• [Problem description]:
Take the material below and retype it in full; pictures are left out.

• [Material provided]:
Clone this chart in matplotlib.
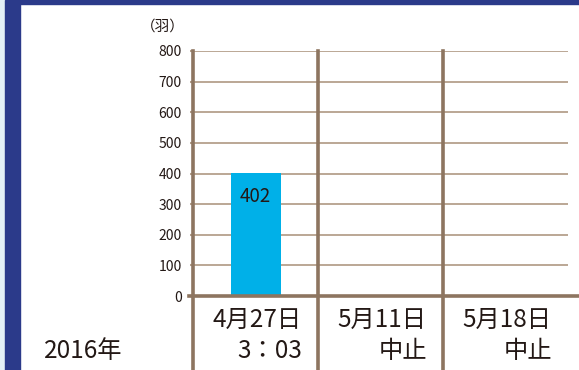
import matplotlib
matplotlib.use("Agg")
import matplotlib.pyplot as plt
from matplotlib.patches import Rectangle

plt.rcParams['font.family'] = ['Noto Sans CJK JP', 'DejaVu Sans']

categories = ["4月27日\n3：03", "5月11日\n中止", "5月18日\n中止"]
values = [402, None, None]
bar_labels = ["402", "", ""]
yticks = [0, 100, 200, 300, 400, 500, 600, 700, 800]
unit_label = "（羽）"
year_label = "2016年"

W, H = 579, 370
fig = plt.figure(figsize=(W / 100, H / 100), dpi=100)
fig.patch.set_facecolor("white")

# frame decorations
fig.patches.append(Rectangle((0, 0), 5 / W, 1, transform=fig.transFigure, color="#e4f0f6", zorder=0))
fig.patches.append(Rectangle((5 / W, 0), 15 / W, 1, transform=fig.transFigure, color="#2b3a8a", zorder=0))
fig.patches.append(Rectangle((20 / W, 1 - 4 / H), 1, 4 / H, transform=fig.transFigure, color="#2b3a8a", zorder=0))

x0, x1 = 193, 568
y0, y1 = 296, 51
ax = fig.add_axes([x0 / W, (H - y0) / H, (x1 - x0) / W, (y0 - y1) / H])
ax.set_xlim(0, 3)
ax.set_ylim(0, 800)
for s in ax.spines.values():
    s.set_visible(False)
ax.set_facecolor("none")

line_c = "#8d7560"
grid_c = "#b5a08c"

for t in yticks[1:]:
    ax.axhline(t, xmin=0, xmax=1, color=grid_c, lw=1.3, zorder=1)

bottom_frac = -(H - y0) / (y0 - y1)
for i in range(3):
    ax.axvline(i, ymin=bottom_frac, ymax=1, color=line_c, lw=2.6, clip_on=False, zorder=3)
ax.axhline(0, xmin=-0.01, xmax=(W - x0) / (x1 - x0), color=line_c, lw=2.6, clip_on=False, zorder=3)

xs = [i + 0.5 for i in range(len(categories))]
for x, v, lab in zip(xs, values, bar_labels):
    if v is not None:
        ax.bar(x, v, width=0.4, color="#00b0e8", zorder=2)
        ax.text(x, v - 42, lab, ha="center", va="top", fontsize=13.5, color="#231815", zorder=4)

ax.set_yticks(yticks)
ax.set_yticklabels([str(t) for t in yticks], fontsize=10, color="#231815")
ax.tick_params(axis="y", length=2, width=1.5, color=grid_c, pad=6)
ax.set_xticks([])

for i, cat in enumerate(categories):
    ax.text(i + 0.87, -36, cat, ha="right", va="top", fontsize=17.5, color="#231815",
            linespacing=1.25, clip_on=False)

fig.text(185 / W, 1 - 27 / H, unit_label, ha="right", va="center", fontsize=10.5, color="#231815")
fig.text(44 / W, 1 - 351 / H, year_label, ha="left", va="center", fontsize=17.5, color="#231815")

fig.savefig("out.png", dpi=100)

• [Output of the exercise]:
Clone this chart in matplotlib.
import matplotlib
matplotlib.use("Agg")
import matplotlib.pyplot as plt
from matplotlib.patches import Rectangle

plt.rcParams['font.family'] = ['Noto Sans CJK JP', 'DejaVu Sans']

categories = ["4月27日\n3：03", "5月11日\n中止", "5月18日\n中止"]
values = [402, None, None]
bar_labels = ["402", "", ""]
yticks = [0, 100, 200, 300, 400, 500, 600, 700, 800]
unit_label = "（羽）"
year_label = "2016年"

W, H = 579, 370
fig = plt.figure(figsize=(W / 100, H / 100), dpi=100)
fig.patch.set_facecolor("white")

# frame decorations
fig.patches.append(Rectangle((0, 0), 5 / W, 1, transform=fig.transFigure, color="#e4f0f6", zorder=0))
fig.patches.append(Rectangle((5 / W, 0), 15 / W, 1, transform=fig.transFigure, color="#2b3a8a", zorder=0))
fig.patches.append(Rectangle((20 / W, 1 - 4 / H), 1, 4 / H, transform=fig.transFigure, color="#2b3a8a", zorder=0))

x0, x1 = 193, 568
y0, y1 = 296, 51
ax = fig.add_axes([x0 / W, (H - y0) / H, (x1 - x0) / W, (y0 - y1) / H])
ax.set_xlim(0, 3)
ax.set_ylim(0, 800)
for s in ax.spines.values():
    s.set_visible(False)
ax.set_facecolor("none")

line_c = "#8d7560"
grid_c = "#b5a08c"

for t in yticks[1:]:
    ax.axhline(t, xmin=0, xmax=1, color=grid_c, lw=1.3, zorder=1)

bottom_frac = -(H - y0) / (y0 - y1)
for i in range(3):
    ax.axvline(i, ymin=bottom_frac, ymax=1, color=line_c, lw=2.6, clip_on=False, zorder=3)
ax.axhline(0, xmin=-0.01, xmax=(W - x0) / (x1 - x0), color=line_c, lw=2.6, clip_on=False, zorder=3)

xs = [i + 0.5 for i in range(len(categories))]
for x, v, lab in zip(xs, values, bar_labels):
    if v is not None:
        ax.bar(x, v, width=0.4, color="#00b0e8", zorder=2)
        ax.text(x, v - 42, lab, ha="center", va="top", fontsize=13.5, color="#231815", zorder=4)

ax.set_yticks(yticks)
ax.set_yticklabels([str(t) for t in yticks], fontsize=10, color="#231815")
ax.tick_params(axis="y", length=2, width=1.5, color=grid_c, pad=6)
ax.set_xticks([])

for i, cat in enumerate(categories):
    ax.text(i + 0.87, -36, cat, ha="right", va="top", fontsize=17.5, color="#231815",
            linespacing=1.25, clip_on=False)

fig.text(185 / W, 1 - 27 / H, unit_label, ha="right", va="center", fontsize=10.5, color="#231815")
fig.text(44 / W, 1 - 351 / H, year_label, ha="left", va="center", fontsize=17.5, color="#231815")

fig.savefig("out.png", dpi=100)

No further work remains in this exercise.